There may be chaos in the world, with an Ebola epidemic in West Africa, the specter of war in Ukraine and a seemingly endless cycle of violence in Gaza, but the earth continues to turn, the sun continues to shine, and Republicans continue to think Jews are about to turn Republican. Some things never change.
The Hill newspaper trots out another installment in the long-running series suggesting that this may finally be the time that Jews break with the Democratic party. In fairness to The Hill, the frame it presents is, no doubt, quite accurate — “Republicans believe that the deepening crisis in Gaza could ultimately loosen the grip that the Democratic Party has traditionally held upon American Jewish voters.” And to prove it, they proceed to quote a number of Republicans (two, to be precise), saying that this may indeed be the time that Jewish voter disgust boils over about Israel and sends them into the Republican camp. (Surprisingly, neither of these Republicans is Matt Brooks of the Republican Jewish Coalition, whose never-diminishing optimism typically makes an appearance in these stories.)

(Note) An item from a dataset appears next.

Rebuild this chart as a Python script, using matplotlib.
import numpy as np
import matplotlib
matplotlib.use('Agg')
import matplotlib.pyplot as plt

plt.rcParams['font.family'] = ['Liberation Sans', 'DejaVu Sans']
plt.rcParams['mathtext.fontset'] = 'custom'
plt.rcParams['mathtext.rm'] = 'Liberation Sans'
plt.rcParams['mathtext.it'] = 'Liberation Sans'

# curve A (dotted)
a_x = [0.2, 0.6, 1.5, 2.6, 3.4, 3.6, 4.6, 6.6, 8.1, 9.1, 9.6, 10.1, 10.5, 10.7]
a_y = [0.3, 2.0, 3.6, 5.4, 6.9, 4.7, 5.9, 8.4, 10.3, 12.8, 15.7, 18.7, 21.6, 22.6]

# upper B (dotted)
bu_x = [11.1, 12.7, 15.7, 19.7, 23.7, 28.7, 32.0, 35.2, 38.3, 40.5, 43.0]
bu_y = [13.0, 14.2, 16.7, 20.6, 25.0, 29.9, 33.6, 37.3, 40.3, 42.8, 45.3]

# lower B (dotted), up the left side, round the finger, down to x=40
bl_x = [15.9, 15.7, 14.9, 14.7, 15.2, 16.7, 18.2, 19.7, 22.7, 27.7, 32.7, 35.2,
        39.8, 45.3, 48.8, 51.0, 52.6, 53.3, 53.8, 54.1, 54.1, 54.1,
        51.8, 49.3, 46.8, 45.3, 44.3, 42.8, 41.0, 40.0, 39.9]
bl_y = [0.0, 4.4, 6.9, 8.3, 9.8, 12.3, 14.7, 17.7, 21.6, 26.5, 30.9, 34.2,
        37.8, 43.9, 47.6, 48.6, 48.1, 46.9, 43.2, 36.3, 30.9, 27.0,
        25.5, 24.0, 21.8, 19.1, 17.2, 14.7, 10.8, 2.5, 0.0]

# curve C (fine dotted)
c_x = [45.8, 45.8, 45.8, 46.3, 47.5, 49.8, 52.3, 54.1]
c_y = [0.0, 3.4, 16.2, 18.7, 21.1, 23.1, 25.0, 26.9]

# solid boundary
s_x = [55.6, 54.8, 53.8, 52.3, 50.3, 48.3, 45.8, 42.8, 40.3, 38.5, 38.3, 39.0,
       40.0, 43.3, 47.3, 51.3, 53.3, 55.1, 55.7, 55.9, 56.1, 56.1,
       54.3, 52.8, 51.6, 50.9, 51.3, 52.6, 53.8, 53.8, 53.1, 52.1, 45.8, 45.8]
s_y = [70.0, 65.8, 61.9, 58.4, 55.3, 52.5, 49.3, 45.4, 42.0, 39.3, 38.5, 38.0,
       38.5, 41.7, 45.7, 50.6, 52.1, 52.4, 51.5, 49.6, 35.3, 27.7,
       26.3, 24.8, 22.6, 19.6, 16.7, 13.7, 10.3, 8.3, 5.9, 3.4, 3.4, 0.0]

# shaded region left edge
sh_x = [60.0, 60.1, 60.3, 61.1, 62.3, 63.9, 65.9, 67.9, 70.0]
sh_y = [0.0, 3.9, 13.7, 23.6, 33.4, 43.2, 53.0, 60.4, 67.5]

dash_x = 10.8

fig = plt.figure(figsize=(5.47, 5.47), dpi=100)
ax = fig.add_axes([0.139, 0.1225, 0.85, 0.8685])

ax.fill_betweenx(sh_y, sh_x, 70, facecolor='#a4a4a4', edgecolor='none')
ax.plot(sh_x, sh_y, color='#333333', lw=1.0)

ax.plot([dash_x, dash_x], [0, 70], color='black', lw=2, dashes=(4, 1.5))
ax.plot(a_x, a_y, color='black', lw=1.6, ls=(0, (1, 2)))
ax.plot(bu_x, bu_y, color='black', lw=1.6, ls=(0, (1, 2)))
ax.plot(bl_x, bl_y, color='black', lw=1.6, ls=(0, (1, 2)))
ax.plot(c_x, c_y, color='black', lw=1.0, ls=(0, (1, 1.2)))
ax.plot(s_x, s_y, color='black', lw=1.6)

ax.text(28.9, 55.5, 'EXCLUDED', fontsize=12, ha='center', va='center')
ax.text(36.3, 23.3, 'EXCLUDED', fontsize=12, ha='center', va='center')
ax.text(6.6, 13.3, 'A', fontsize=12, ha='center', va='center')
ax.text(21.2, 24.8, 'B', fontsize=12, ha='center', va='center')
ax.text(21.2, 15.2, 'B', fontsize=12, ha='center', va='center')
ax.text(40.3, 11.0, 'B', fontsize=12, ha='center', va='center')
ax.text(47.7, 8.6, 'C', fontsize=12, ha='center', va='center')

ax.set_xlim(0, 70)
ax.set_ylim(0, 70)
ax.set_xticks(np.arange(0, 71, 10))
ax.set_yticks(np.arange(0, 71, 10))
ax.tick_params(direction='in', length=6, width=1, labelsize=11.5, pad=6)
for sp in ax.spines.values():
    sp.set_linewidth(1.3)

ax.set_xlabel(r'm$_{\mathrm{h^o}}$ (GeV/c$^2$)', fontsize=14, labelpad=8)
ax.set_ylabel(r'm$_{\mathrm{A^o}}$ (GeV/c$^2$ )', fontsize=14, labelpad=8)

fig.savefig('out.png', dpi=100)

To be clear, I don’t doubt that many Republicans believe that Jews will, indeed, start voting Republican. By the same token, I’m sure my rabbi believes I’ll start showing up regularly for services and my wife thinks I’m going to start cleaning around the apartment. Hope springs eternal.
And, to be sure, it is indeed possible that Jewish votes may start to go Republican. As the article notes, from the 2008 to the 2012 presidential elections, Obama’s percentage of the Jewish vote, according to exit polls, dropped from 78 percent to 69 percent, a more significant drop than in his overall level of support. [UPDATE: The Hill’s citation was not accurate — a deeper dive by The Solomon Project, a nonprofit that examines the role of Jews in U.S. politics, found that Obama received 74 percent of the Jewish vote, not the 78 percent reported by the initial exit polls.] It’s also the lowest percentage of the Jewish vote to go Democratic since 1988.
That said, there have been false dawns before — when George W. Bush ticked up from 19 percent to 24 percent from 2000 to 2004, some observers hailed it as a sign that the long-awaited shift was under way. Before that, between 1976 and 1988, the Democratic candidate only broke 70 percent once. But the long trend persists — no Republican has reached 40 percent of the Jewish vote since Warren G. Harding in 1920. As Tevi Troy, the former Jewish liaison to the younger Bush administration ruefully tells The Hill (well down in the story), “I have been around many blocks and I’ve heard it so many times: ‘Now is the point that it’s all going to change.’ And it never happens. It’s like ‘Waiting for Godot.’”
Conservative columnist Philip Klein, of the Washington Examiner, dispenses with the latest outbreak of GOP optimism quite nicely: Jews don’t vote only on Israel, Jewish views on social and economic issues are more aligned with the Democratic Party, and Jewish views on Israel actually line up pretty well with the priorities of Obama and most other Democrats (i.e. support for a two-state solution).
He also points out, quite rightly that the factor most likely to push Jews towards the GOP is not Israel but demographics — Orthodox Jews vote Republican at a much higher rate than non-Orthodox Jews and are also growing at a much faster clip than any other portion of the Jewish population. (I would, however, quibble with his point about intermarriage — studies have indicated that intermarried, unaffiliated Jews vote just as Democratic as other non-Orthodox Jews.)
So someday, Jews may indeed start to vote more Republican. But if that happens, it probably won’t be Israel that drives the shift. And it probably won’t become apparent for many years to come.